To my great surprise, the bread cooked to perfection in the sense the outside was browning nice and slowly and finished off with a nice deep brown color. I did brush it a couple of times with the glaze and the taste was surprisingly very good. Even my critical Italian mother was very surprised how well it baked and how close the taste was to the ones made in Italy. As far as the Sambuca, could hardly tell and may add some more next time. My wife suggested modifying the recipe even further and add Amaretto instead of the Sambuca next time. Might be good? Even my boys enjoyed it which surprised me. And as far as the torte came out, them came out very good and my wife did a great job for her first time.

christo 12-21-2007 02:31 PM

Re: Buccellato from the Splendid Table
 
Pictures? Any Pictures?

I wanna see what bread cooked to perfection looks like.
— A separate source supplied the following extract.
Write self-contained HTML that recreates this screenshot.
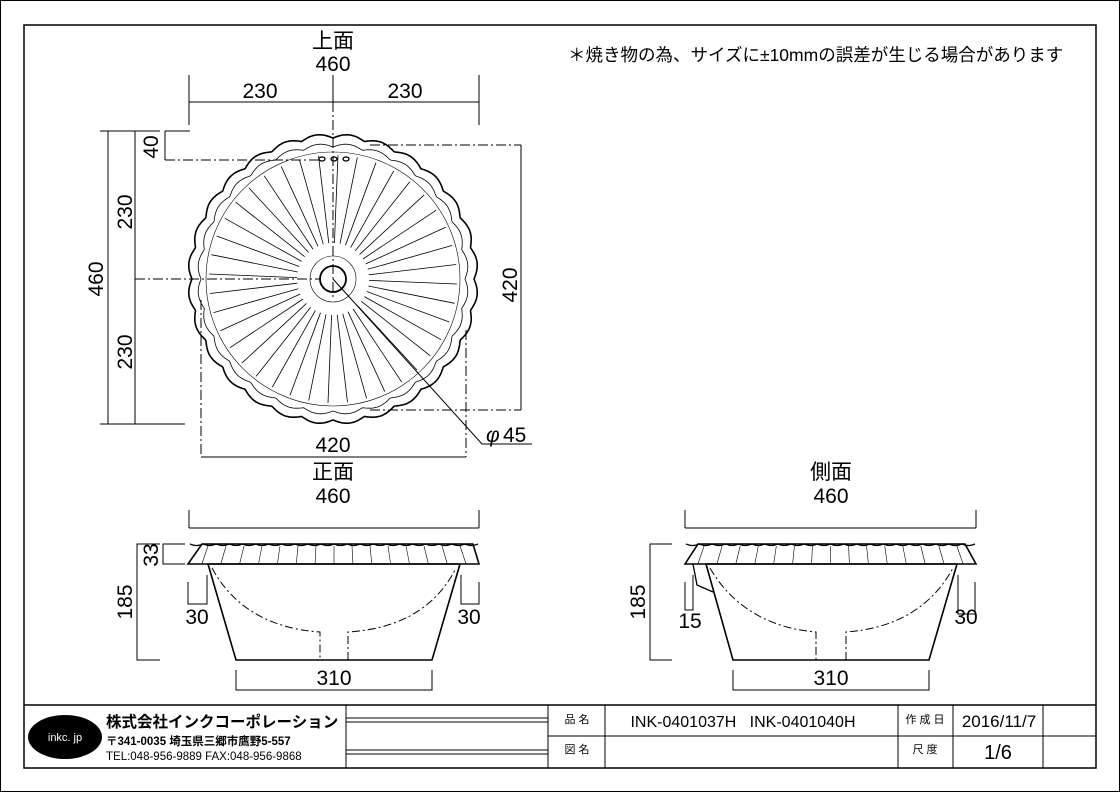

I must have something to strive towards!!!!

My wife pours rum over the fruitcake after it's baked..... I think it's the only way she thinks she can get me to eat it.....

Happy Holidays

Chris

Xabia Jim 01-11-2008 03:56 PM

Re: Buccellato from the Splendid Table
 
How about dried cherries as a substitute...probably be good!

PS.....I always check ingredients on dried fruits.....sometimes lots of sugar added, sometimes none.

and BTW...splendid table is a favorite!